I was particularly happy to see that one of my heroes, a man named Will Allen, was also there, on a panel called Feeding The Future. Allen is the founder of Growing Power, and one of the early champions of the urban farming movement, which he has long believed is a way to transform not only the way we eat but the way society functions. “We cannot end poverty by shipping food,” he told the crowd, talking about factory farming. Large scale, monoculture farming has depleted the soil and feeds into a distribution system that bypasses low-income neighborhoods. “Local food systems have to be developed,” he says, bringing jobs, fresh food, and a cleaner environment to vulnerable neighborhoods, mostly of color.

I first met Allen in February 2002. I was in the middle a self-created, extended post-9/11 writer’s project looking for social innovators. In exchange for an interview, he made me spend a day working on his Milwaukee farm, where in between chasing after goats and turning worm castings, I met dozens of young, black teens who were being trained in modern agriculture techniques, or learning to make and bottle salad dressing in his food grade kitchen. They also shared stories of being targeted by the police in their deeply segregated city. “I come here and I’m important,” one teen told me.

I went on to profile Allen three more times. Since then, he’s become a MacArthur Fellow, and one of Time’s most influential people.
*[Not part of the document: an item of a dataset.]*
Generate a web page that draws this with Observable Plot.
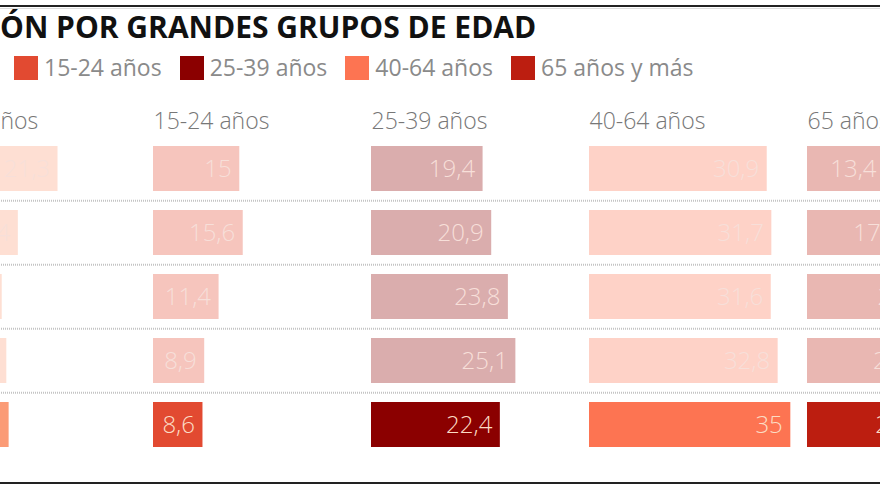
<!DOCTYPE html>
<html>
<head>
<meta charset="utf-8">
<script src="https://cdn.jsdelivr.net/npm/d3@7"></script>
<script src="https://cdn.jsdelivr.net/npm/@observablehq/plot@0.6"></script>
<style>
  html, body { margin: 0; padding: 0; background: #fff; }
  #wrap { position: relative; width: 880px; height: 495px; overflow: hidden; background: #fff; font-family: "Open Sans", sans-serif; }
  .rule-top { position: absolute; left: 0; top: 5px; width: 880px; height: 2px; background: #222; }
  .rule-top2 { position: absolute; left: 0; top: 8px; width: 880px; height: 1px; background: #ddd; }
  .rule-bot { position: absolute; left: 0; top: 482px; width: 880px; height: 2px; background: #222; }
  #title { position: absolute; left: 0; top: 12px; font-size: 30px; line-height: 30px; font-weight: 700; color: #111; white-space: nowrap; }
  #legend { position: absolute; left: 14px; top: 55px; height: 25px; display: flex; align-items: center; white-space: nowrap; }
  .item { display: flex; align-items: center; margin-right: 18px; }
  .sw { width: 24px; height: 24px; margin-right: 6px; }
  .lt { font-size: 23px; color: #8a8a8a; line-height: 25px; }
  #chart { position: absolute; left: -65px; top: 95px; width: 1090px; }
  #chart svg { max-width: none !important; width: 1090px; height: 375px; }
</style>
</head>
<body>
<div id="wrap">
  <div class="rule-top"></div>
  <div class="rule-top2"></div>
  <div id="title">ÓN POR GRANDES GRUPOS DE EDAD</div>
  <div id="legend"></div>
  <div id="chart"></div>
  <div class="rule-bot"></div>
</div>
<script>
// Data
const grupos = ["0-14 años", "15-24 años", "25-39 años", "40-64 años", "65 años y más"];
const filas = ["Fila 1", "Fila 2", "Fila 3", "Fila 4", "Fila 5"];
const v0_14 = [21.3, 14.4, 11.6, 12.4, 12.8];
const v15_24 = [15, 15.6, 11.4, 8.9, 8.6];
const v25_39 = [19.4, 20.9, 23.8, 25.1, 22.4];
const v40_64 = [30.9, 31.7, 31.6, 32.8, 35];
const v65 = [13.4, 17.4, 21.6, 20.8, 21.2];
const colores = ["#fb9b76", "#e24a31", "#8b0000", "#fd7452", "#bc1e10"];
const destacada = "Fila 5";

const series = [v0_14, v15_24, v25_39, v40_64, v65];
const tabla = [];
grupos.forEach((g, i) => filas.forEach((f, j) => tabla.push({grupo: g, fila: f, valor: series[i][j]})));
const fmt = v => String(v).replace(".", ",");

// Legend (HTML)
const legend = document.getElementById("legend");
grupos.slice(1).forEach((g) => {
  const it = document.createElement("div"); it.className = "item";
  const sw = document.createElement("div"); sw.className = "sw"; sw.style.background = colores[grupos.indexOf(g)];
  const t = document.createElement("span"); t.className = "lt"; t.textContent = g;
  it.appendChild(sw); it.appendChild(t); legend.appendChild(it);
});

const muted = tabla.filter(d => d.fila !== destacada);
const hi = tabla.filter(d => d.fila === destacada);

const chart = Plot.plot({
  width: 1090,
  height: 375,
  marginTop: 40,
  marginBottom: 11.5,
  marginLeft: 0,
  marginRight: 0,
  fx: {domain: grupos, padding: 0, axis: null},
  x: {domain: [0, 37.9], axis: null},
  y: {domain: filas, paddingInner: 0.3, paddingOuter: 0.15, axis: null},
  color: {domain: grupos, range: colores},
  style: {fontFamily: "Open Sans, sans-serif", background: "transparent", maxWidth: "none"},
  marks: [
    Plot.ruleY(filas.slice(1), {y: d => d, dy: -32.35, stroke: "#c4c4c4", strokeWidth: 2, strokeDasharray: "1,1"}),
    Plot.barX(muted, {x: "valor", y: "fila", fx: "grupo", fill: "grupo", fillOpacity: 0.32}),
    Plot.barX(hi, {x: "valor", y: "fila", fx: "grupo", fill: "grupo"}),
    Plot.text(muted, {x: "valor", y: "fila", fx: "grupo", text: d => fmt(d.valor), textAnchor: "end", dx: -8, fill: "#f7dfd9", fontSize: 24, fontWeight: 300}),
    Plot.text(hi, {x: "valor", y: "fila", fx: "grupo", text: d => fmt(d.valor), textAnchor: "end", dx: -8, fill: "#fcdcc4", fontSize: 24, fontWeight: 300}),
    Plot.text(grupos, {fx: d => d, text: d => d, frameAnchor: "top-left", dy: -14, lineAnchor: "middle", fill: "#777", fontSize: 23, fontWeight: 300})
  ]
});
document.getElementById("chart").appendChild(chart);
</script>
</body>
</html>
Today, that farm is also an information hub for a movement that trains thousands of people from around the world each year on urban agriculture and community development. His work – which now champions hydroponics, sensors, and vertical farming structures – has become increasingly high tech.

But his message remains the same. Communities with few jobs tend to have worse food and that’s an opportunity disguised as a problem. People with felony convictions who can’t get jobs should be embraced and re-trained. “The next farm bill must be done right,” he told the crowd. “We need money for farmer development and infrastructure, greenhouses and hoop houses.” Urban agriculture – correctly scaled – is the only way we’ll feed everyone, he believes, but it’s also a system that will heal our communities. “We’re all responsible for our food and our fellow man.”